++++ Information provided

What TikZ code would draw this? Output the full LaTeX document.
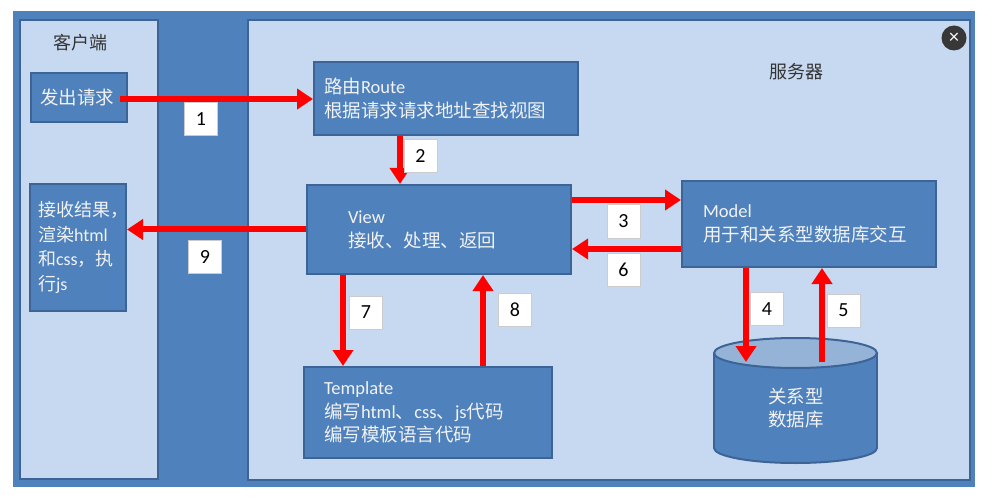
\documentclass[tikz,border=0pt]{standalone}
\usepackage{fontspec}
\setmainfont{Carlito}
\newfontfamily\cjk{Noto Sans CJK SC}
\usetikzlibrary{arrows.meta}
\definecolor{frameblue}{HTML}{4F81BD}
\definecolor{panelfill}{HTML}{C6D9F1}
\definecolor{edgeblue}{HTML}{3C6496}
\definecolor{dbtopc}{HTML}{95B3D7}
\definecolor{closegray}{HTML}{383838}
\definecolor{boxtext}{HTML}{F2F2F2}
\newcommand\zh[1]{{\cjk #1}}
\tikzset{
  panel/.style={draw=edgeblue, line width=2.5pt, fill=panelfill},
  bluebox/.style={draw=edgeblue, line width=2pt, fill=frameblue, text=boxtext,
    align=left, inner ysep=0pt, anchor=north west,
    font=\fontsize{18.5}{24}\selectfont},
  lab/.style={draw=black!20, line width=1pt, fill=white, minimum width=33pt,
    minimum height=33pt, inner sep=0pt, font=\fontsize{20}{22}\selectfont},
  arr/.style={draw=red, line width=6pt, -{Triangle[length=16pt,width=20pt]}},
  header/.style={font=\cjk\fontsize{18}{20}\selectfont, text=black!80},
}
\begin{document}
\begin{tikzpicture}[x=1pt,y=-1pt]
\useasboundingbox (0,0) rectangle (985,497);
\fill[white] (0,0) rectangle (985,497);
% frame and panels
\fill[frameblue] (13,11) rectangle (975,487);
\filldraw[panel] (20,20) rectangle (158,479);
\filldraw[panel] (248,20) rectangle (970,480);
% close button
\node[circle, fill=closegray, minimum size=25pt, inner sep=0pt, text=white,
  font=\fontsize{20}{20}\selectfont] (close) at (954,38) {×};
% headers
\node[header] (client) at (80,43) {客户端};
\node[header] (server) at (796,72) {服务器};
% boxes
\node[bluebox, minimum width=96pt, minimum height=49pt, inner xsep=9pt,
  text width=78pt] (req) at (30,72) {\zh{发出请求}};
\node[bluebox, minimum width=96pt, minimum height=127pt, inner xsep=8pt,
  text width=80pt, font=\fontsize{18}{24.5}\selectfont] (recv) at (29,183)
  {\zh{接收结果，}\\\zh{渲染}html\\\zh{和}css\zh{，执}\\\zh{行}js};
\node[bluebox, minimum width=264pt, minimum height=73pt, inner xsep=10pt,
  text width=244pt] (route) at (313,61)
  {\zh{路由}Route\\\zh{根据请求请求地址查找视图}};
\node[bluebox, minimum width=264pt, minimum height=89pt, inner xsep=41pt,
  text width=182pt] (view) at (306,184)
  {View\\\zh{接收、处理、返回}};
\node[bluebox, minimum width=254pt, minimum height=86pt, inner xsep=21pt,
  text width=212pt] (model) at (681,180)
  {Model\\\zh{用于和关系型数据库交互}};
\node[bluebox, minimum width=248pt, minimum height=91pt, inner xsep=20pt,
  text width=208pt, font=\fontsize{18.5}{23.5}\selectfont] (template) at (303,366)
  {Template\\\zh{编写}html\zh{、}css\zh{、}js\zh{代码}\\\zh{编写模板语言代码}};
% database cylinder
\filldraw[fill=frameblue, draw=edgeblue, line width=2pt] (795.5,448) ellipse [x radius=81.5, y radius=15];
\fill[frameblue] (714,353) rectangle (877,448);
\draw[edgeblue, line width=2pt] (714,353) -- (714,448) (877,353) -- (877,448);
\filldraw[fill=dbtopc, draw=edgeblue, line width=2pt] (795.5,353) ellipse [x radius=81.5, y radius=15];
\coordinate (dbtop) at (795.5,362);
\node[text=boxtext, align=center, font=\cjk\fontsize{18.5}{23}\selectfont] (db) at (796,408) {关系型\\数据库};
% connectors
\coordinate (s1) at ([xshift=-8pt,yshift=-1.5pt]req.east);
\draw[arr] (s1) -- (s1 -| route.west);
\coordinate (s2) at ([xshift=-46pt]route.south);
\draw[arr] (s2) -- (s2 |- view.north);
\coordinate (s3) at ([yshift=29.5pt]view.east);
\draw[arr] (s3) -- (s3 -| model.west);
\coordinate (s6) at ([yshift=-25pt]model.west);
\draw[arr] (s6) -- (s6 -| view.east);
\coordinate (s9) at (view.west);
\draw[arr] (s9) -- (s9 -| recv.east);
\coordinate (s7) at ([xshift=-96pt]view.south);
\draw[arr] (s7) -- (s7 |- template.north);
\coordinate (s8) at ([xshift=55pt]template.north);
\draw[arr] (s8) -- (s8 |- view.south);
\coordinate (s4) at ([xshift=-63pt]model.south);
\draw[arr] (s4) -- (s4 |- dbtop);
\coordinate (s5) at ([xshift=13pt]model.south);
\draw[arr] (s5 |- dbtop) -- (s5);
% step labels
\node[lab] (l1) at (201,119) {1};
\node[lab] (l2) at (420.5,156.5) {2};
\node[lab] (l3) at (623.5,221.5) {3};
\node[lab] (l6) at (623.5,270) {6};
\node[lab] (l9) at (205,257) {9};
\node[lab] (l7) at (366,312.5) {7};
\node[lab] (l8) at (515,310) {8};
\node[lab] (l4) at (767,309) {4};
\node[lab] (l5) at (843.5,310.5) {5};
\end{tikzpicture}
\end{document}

++++++++
++++ Information provided

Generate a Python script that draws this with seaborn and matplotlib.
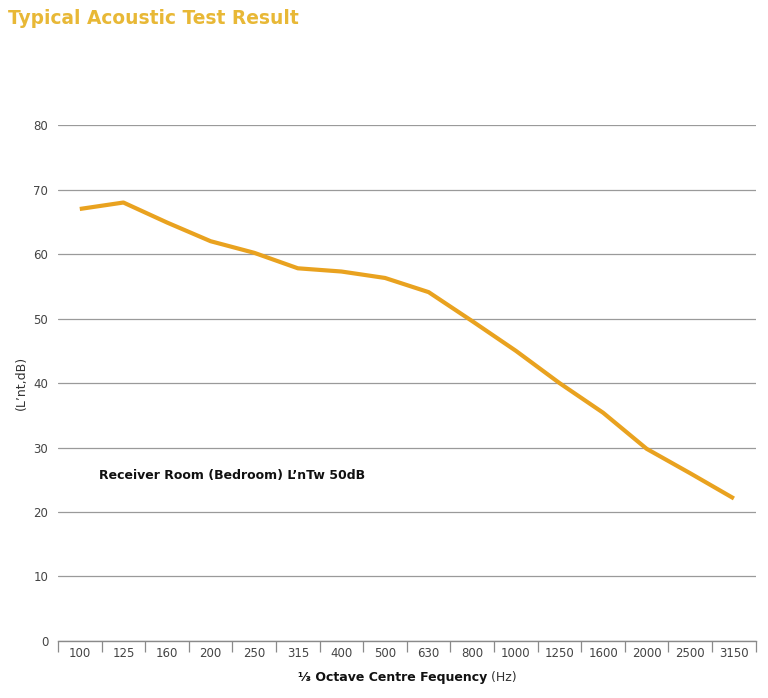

++++++++

◆ **Task details**: Pull out every line above that holds the word "this".

◆ **Reply**:
What TikZ code would draw this? Output the full LaTeX document.
Generate a Python script that draws this with seaborn and matplotlib.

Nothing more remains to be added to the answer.